Because of its integrality constraints, the school location problem is very difficult to solve. This is another commonality with $k$-means clustering, which is known to be NP-hard.
Let's try using a heuristic algorithm for the $k$-means clustering problem (which, confusingly, is often called the "$k$-means algorithm") to produce an alternative solution and see how it differs from that above.
using Clustering
res = kmeans(hcat(ps...), n)
xs_kmeans = map(Vector{Float64}, eachcol(res.centers))
attend_school_kmeans = attend_school = map(ps) do p
argmin(i -> norm(p - xs_kmeans[i]), 1:n)
end
pl = plot(size=(600,600), xlim=(-1.5, 1.5), ylim=(-1.5, 1.5))
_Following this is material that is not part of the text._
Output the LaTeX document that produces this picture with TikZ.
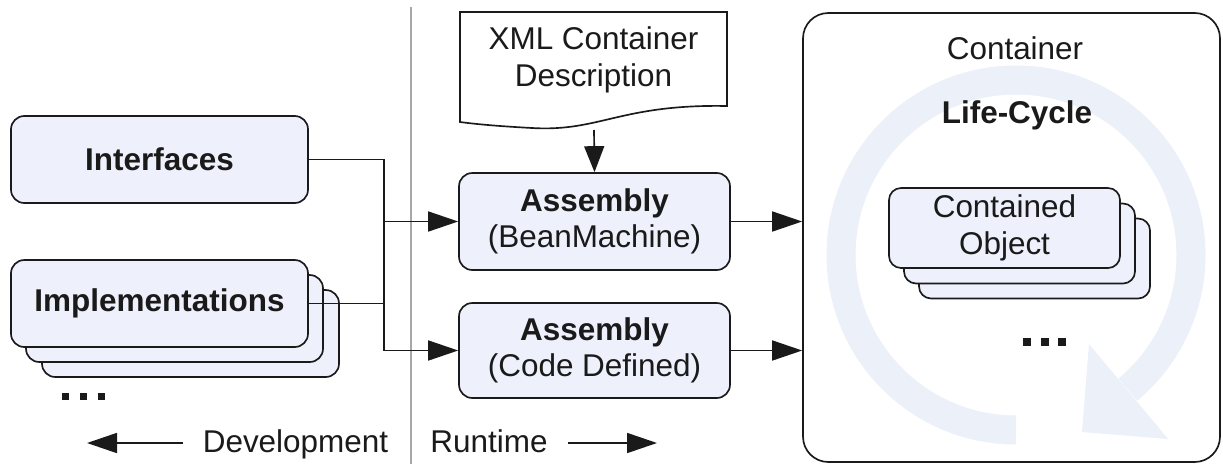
\documentclass[tikz,border=0pt]{standalone}
\usepackage{fontspec}
\setmainfont{Liberation Sans}
\usetikzlibrary{arrows.meta}
\definecolor{boxfill}{HTML}{EEF0FB}
\definecolor{ringfill}{HTML}{EBF0F9}
\definecolor{ink}{HTML}{1A1A1A}
\definecolor{sepgray}{HTML}{A8A8A8}

\begin{document}
\begin{tikzpicture}[x=0.75pt,y=-0.75pt,
  every node/.style={font=\fontsize{23.6}{27.5}\selectfont, text=ink, align=center, inner sep=0pt},
  box/.style 2 args={draw=ink, fill=boxfill, line width=1.25pt, rounded corners=10pt,
    minimum width=#1*0.75pt, minimum height=#2*0.75pt},
  conn/.style={draw=ink, line width=1.25pt},
  arr/.style={conn, -{Triangle[length=22.5pt,width=15pt]}},
  varr/.style={conn, -{Triangle[length=19.5pt,width=15pt]}},
  legend/.style={text height=17pt, text depth=0pt, inner xsep=15pt},
  dot/.style={fill=ink},
]
\useasboundingbox (0,0) rectangle (1223,464);

% development / runtime divider
\draw[sepgray, line width=0.9pt] (411,7) -- (411,464);

% container with its life-cycle ring
\node[draw=ink, fill=white, line width=1.25pt, rounded corners=19pt,
      minimum width=417*0.75pt, minimum height=449*0.75pt] (cont) at (1011.5,237.5) {};
\draw[ringfill, line width=21.75pt] (1016,430) arc[start angle=90, end angle=410.3, radius=175];
\fill[ringfill] (1089,344) -- (1168,439) -- (1082,432) -- cycle;
\node (ctitle) at (1015,48) {Container};
\node (life) at (1017,115) {\bfseries Life-Cycle};

% contained objects (stacked)
\node[box={231}{80}, rounded corners=9pt] (obj3) at (1034.5,258.5) {};
\node[box={231}{80}, rounded corners=9pt] (obj2) at (1019.5,243.5) {};
\node[box={231}{80}, rounded corners=9pt] (obj) at (1004.5,228) {Contained\\Object};
\fill[dot] (1023,338) rectangle (1031,346);
\fill[dot] (1041,338) rectangle (1049,346);
\fill[dot] (1058,338) rectangle (1066,346);

% development side
\node[box={297}{87}] (int) at (159.5,159.5) {\bfseries Interfaces};
\node[box={297}{87}] (imp3) at (190.5,333.5) {};
\node[box={297}{87}] (imp2) at (174.5,318.5) {};
\node[box={297}{87}] (imp) at (159.5,303.5) {\bfseries Implementations};
\fill[dot] (62,393) rectangle (69,400);
\fill[dot] (80,393) rectangle (87,400);
\fill[dot] (98,393) rectangle (105,400);

% runtime side
\draw[conn, fill=white] (460,12) -- (727,12) -- (727,106)
  .. controls (620,104) and (600,132) .. (532,128)
  .. controls (495,126) and (475,124) .. (460,122) -- cycle;
\node (xml) at (593.5,60) {XML Container\\Description};
\coordinate (xmlbot) at (594,130);

\node[box={271}{97}] (asm1) at (594.5,221.5) {\bfseries Assembly\\(BeanMachine)};
\node[box={271}{95}] (asm2) at (594.5,350.5) {\bfseries Assembly\\(Code Defined)};

% connectors
\coordinate (jA) at (384,221.5);
\coordinate (jB) at (384,350.5);
\draw[conn] (int.east) -| (jB);
\draw[conn] (imp.east) -- (imp.east -| jA);
\draw[arr] (jA) -- (asm1.west);
\draw[arr] (jB) -- (asm2.west);
\draw[varr] (xmlbot) -- (asm1.north);
\draw[arr] (asm1.east) -- (asm1.east -| cont.west);
\draw[arr] (asm2.east) -- (asm2.east -| cont.west);

% legend
\node[legend, anchor=base] (dev) at (295.5,452) {Development};
\node[legend, anchor=base] (run) at (489,452) {Runtime};
\coordinate (devtip) at (87,443);
\coordinate (runtip) at (657,443);
\draw[arr] (dev.west |- devtip) -- (devtip);
\draw[arr] (run.east |- runtip) -- (runtip);
\end{tikzpicture}
\end{document}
for (j, p) in enumerate(ps)
plot!(
pl,
[tuple(p...), tuple(xs_kmeans[attend_school_kmeans[j]]...)],
label= j==1 ? "local school" : nothing,
c = "navy",
ls = :dash
)
end
scatter!(pl, [tuple(p...) for p in ps], m=:square, c=:black, msc=:auto, label="families")
scatter!(pl, [tuple(x...) for x in xs_kmeans], c=:crimson, msc=:auto, ms=7, label="schools (k means)")
pl
As expected, this solution results in some students who have long commutes in service of the greater good.